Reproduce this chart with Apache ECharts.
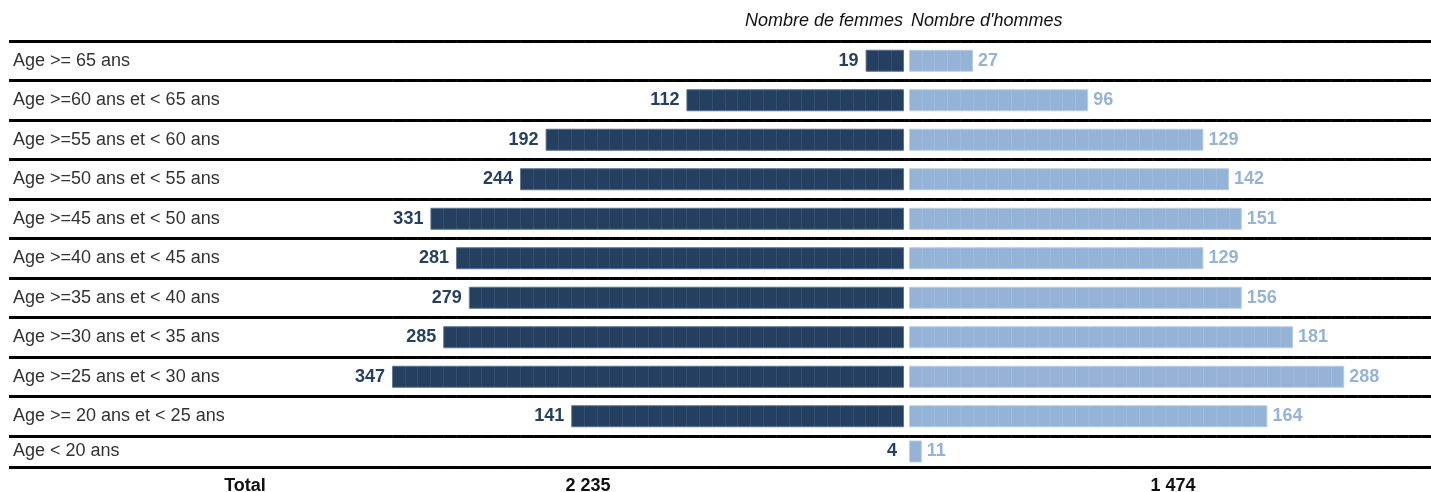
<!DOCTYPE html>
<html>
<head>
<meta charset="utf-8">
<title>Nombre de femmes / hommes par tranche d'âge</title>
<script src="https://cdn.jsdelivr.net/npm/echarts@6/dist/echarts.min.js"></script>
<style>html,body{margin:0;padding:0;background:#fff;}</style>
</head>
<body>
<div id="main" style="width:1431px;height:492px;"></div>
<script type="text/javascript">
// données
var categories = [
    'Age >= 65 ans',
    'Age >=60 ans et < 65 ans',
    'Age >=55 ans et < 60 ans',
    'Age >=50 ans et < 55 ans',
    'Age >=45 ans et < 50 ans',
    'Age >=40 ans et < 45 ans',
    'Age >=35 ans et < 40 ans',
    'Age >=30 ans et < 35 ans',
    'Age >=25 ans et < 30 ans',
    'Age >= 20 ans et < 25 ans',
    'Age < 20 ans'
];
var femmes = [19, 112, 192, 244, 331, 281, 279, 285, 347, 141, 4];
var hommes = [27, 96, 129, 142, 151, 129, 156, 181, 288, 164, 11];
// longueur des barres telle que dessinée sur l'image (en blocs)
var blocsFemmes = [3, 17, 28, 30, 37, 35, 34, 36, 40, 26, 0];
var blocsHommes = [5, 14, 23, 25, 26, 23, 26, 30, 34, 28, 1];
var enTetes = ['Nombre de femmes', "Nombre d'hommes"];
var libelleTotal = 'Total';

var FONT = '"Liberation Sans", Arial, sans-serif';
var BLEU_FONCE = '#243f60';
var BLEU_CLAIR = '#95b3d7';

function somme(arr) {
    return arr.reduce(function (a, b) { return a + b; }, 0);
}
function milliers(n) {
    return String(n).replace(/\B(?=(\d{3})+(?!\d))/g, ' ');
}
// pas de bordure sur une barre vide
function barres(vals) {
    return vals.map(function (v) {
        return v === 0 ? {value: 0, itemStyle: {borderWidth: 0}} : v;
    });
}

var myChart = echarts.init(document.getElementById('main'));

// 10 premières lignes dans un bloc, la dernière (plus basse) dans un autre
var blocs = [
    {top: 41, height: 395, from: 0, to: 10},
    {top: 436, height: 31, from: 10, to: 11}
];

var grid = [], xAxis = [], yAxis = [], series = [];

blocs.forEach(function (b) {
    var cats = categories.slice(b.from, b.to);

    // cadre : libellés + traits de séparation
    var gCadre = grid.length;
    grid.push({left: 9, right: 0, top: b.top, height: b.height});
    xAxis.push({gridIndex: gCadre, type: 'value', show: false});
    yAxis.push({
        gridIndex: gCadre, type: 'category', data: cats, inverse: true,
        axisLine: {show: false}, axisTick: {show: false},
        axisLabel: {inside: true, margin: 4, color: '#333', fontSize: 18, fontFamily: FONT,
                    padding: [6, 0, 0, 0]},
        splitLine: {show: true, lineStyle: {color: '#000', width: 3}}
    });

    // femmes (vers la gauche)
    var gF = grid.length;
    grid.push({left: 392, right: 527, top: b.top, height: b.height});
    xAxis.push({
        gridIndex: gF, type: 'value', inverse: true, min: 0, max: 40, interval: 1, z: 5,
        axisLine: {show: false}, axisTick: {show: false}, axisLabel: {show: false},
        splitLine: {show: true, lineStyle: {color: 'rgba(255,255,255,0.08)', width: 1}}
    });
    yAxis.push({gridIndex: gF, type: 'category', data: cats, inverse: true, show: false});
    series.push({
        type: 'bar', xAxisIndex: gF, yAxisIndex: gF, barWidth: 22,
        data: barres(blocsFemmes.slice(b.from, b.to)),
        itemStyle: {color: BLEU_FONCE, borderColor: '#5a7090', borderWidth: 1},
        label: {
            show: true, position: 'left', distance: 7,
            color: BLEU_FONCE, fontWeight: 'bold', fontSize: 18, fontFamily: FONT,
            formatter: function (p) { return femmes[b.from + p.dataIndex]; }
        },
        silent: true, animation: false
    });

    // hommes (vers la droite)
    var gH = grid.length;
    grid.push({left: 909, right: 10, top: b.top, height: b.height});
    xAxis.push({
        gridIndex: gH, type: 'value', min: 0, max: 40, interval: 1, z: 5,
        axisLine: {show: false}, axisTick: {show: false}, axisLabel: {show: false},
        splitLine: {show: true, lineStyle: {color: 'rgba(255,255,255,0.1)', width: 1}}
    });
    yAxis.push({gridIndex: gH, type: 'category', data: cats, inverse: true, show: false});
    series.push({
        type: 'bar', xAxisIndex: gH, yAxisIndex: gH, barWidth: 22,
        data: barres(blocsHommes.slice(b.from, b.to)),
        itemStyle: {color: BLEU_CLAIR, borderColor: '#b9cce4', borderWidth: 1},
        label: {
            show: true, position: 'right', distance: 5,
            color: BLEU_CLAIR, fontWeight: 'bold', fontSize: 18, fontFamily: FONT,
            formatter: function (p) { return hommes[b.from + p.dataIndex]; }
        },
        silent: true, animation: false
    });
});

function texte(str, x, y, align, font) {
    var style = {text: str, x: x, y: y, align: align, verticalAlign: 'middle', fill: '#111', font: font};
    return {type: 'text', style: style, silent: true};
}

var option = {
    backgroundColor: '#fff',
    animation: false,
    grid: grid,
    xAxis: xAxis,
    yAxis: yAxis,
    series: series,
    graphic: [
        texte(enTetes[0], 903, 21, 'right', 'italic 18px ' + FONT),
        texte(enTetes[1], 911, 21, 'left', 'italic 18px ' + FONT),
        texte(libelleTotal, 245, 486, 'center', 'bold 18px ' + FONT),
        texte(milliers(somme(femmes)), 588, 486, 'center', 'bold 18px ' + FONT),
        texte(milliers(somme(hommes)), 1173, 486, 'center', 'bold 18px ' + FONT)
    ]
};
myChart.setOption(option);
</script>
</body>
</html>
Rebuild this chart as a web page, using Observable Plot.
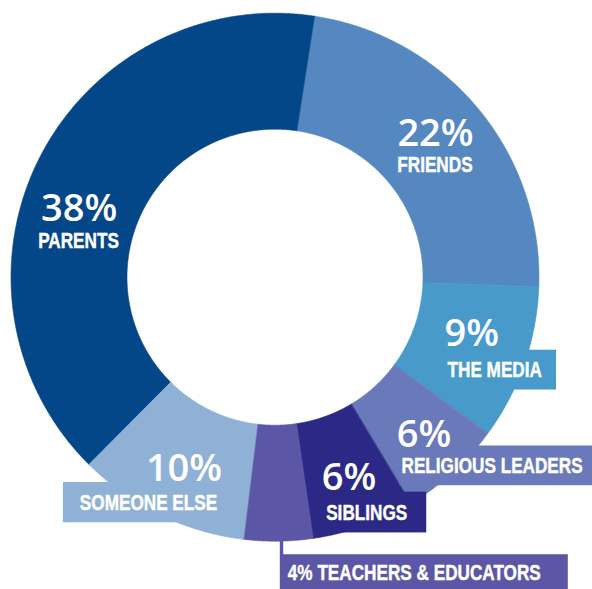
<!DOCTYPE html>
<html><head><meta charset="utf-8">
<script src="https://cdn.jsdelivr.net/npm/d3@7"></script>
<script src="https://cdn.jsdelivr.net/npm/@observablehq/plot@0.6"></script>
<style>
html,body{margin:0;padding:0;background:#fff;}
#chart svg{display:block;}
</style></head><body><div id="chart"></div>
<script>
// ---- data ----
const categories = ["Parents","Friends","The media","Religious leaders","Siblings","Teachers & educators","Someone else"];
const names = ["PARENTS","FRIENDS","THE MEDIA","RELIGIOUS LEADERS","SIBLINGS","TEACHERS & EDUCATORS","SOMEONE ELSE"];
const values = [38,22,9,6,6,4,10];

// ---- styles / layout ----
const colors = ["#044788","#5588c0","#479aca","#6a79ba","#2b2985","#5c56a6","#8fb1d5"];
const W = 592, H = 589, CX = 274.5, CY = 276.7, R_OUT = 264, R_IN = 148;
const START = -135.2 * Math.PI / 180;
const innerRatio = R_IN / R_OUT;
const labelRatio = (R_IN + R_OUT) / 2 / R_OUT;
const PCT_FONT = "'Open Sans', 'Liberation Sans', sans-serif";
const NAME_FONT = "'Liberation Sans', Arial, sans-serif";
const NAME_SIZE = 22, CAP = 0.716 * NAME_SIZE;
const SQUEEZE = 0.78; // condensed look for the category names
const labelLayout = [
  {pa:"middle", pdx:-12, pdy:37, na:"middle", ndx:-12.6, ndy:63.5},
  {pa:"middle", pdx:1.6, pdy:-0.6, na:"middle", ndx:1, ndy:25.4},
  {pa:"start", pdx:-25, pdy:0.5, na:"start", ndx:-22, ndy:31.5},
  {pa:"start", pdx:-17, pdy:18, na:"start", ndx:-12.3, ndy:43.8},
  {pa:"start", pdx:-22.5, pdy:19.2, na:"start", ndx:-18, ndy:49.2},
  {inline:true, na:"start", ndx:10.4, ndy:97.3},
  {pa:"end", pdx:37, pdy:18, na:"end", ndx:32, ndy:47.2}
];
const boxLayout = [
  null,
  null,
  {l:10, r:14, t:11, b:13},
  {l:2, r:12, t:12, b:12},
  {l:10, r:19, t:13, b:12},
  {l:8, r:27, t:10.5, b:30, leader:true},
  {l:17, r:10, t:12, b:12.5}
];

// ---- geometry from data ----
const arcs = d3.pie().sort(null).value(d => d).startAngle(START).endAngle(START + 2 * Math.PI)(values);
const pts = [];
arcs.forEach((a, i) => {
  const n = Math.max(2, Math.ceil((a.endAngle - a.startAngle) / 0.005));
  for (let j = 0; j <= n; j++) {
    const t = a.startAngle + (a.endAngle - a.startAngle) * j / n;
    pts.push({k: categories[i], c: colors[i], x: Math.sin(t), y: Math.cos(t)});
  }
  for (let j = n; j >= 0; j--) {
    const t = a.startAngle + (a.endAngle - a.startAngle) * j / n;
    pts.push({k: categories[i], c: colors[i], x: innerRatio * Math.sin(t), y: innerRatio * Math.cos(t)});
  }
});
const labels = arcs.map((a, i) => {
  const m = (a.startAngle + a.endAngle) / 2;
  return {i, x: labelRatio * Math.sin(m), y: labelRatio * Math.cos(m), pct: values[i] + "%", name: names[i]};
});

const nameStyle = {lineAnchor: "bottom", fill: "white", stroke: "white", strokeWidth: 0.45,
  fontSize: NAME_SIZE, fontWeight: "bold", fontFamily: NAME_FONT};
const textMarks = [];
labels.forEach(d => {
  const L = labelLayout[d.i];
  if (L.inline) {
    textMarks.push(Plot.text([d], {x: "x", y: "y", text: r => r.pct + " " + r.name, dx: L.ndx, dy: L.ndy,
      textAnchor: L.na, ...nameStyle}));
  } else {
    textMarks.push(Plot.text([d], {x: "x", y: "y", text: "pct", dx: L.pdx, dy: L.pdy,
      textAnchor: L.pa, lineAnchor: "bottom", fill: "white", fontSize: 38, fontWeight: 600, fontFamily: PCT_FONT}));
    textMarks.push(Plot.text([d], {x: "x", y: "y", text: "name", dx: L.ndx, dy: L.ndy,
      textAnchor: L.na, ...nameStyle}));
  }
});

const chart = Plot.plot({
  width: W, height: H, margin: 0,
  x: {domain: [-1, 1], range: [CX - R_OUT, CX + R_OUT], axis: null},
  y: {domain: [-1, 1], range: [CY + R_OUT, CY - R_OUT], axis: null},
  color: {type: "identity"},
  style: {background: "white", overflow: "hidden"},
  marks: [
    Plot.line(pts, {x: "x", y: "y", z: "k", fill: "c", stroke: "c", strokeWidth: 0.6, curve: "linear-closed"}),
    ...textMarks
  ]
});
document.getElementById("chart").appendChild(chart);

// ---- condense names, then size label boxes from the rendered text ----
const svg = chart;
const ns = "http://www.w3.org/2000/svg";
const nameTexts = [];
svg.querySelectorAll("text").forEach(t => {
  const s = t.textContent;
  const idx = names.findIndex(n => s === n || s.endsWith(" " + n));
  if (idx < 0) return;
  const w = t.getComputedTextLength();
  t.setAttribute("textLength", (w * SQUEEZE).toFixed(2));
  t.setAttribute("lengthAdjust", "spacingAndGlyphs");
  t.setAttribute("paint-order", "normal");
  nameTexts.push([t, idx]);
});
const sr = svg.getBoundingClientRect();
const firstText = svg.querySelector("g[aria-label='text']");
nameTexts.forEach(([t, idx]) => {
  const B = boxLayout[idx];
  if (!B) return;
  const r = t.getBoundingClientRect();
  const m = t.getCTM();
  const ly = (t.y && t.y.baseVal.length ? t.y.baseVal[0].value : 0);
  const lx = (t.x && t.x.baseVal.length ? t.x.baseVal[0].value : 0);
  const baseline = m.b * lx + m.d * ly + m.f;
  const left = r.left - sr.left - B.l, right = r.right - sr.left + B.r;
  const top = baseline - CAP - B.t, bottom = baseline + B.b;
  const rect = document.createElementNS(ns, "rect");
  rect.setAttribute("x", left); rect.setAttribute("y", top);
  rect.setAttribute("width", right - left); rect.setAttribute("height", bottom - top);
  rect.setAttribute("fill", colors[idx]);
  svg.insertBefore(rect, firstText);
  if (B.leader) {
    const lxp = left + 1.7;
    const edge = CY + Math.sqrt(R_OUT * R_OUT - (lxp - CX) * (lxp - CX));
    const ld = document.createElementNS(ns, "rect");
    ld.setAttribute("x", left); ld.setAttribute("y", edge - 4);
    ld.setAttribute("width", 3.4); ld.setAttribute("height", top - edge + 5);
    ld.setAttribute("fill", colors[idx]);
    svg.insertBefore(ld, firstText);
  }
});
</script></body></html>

Exercise objective:
Copy the lines above exactly, starting at the one with "Rebuild this chart" and ending at the one with "const values = [38,22,9,6,6,4,10];", both included. Leave out any pictures and add nothing else.

Problem solution:
Rebuild this chart as a web page, using Observable Plot.
<!DOCTYPE html>
<html><head><meta charset="utf-8">
<script src="https://cdn.jsdelivr.net/npm/d3@7"></script>
<script src="https://cdn.jsdelivr.net/npm/@observablehq/plot@0.6"></script>
<style>
html,body{margin:0;padding:0;background:#fff;}
#chart svg{display:block;}
</style></head><body><div id="chart"></div>
<script>
// ---- data ----
const categories = ["Parents","Friends","The media","Religious leaders","Siblings","Teachers & educators","Someone else"];
const names = ["PARENTS","FRIENDS","THE MEDIA","RELIGIOUS LEADERS","SIBLINGS","TEACHERS & EDUCATORS","SOMEONE ELSE"];
const values = [38,22,9,6,6,4,10];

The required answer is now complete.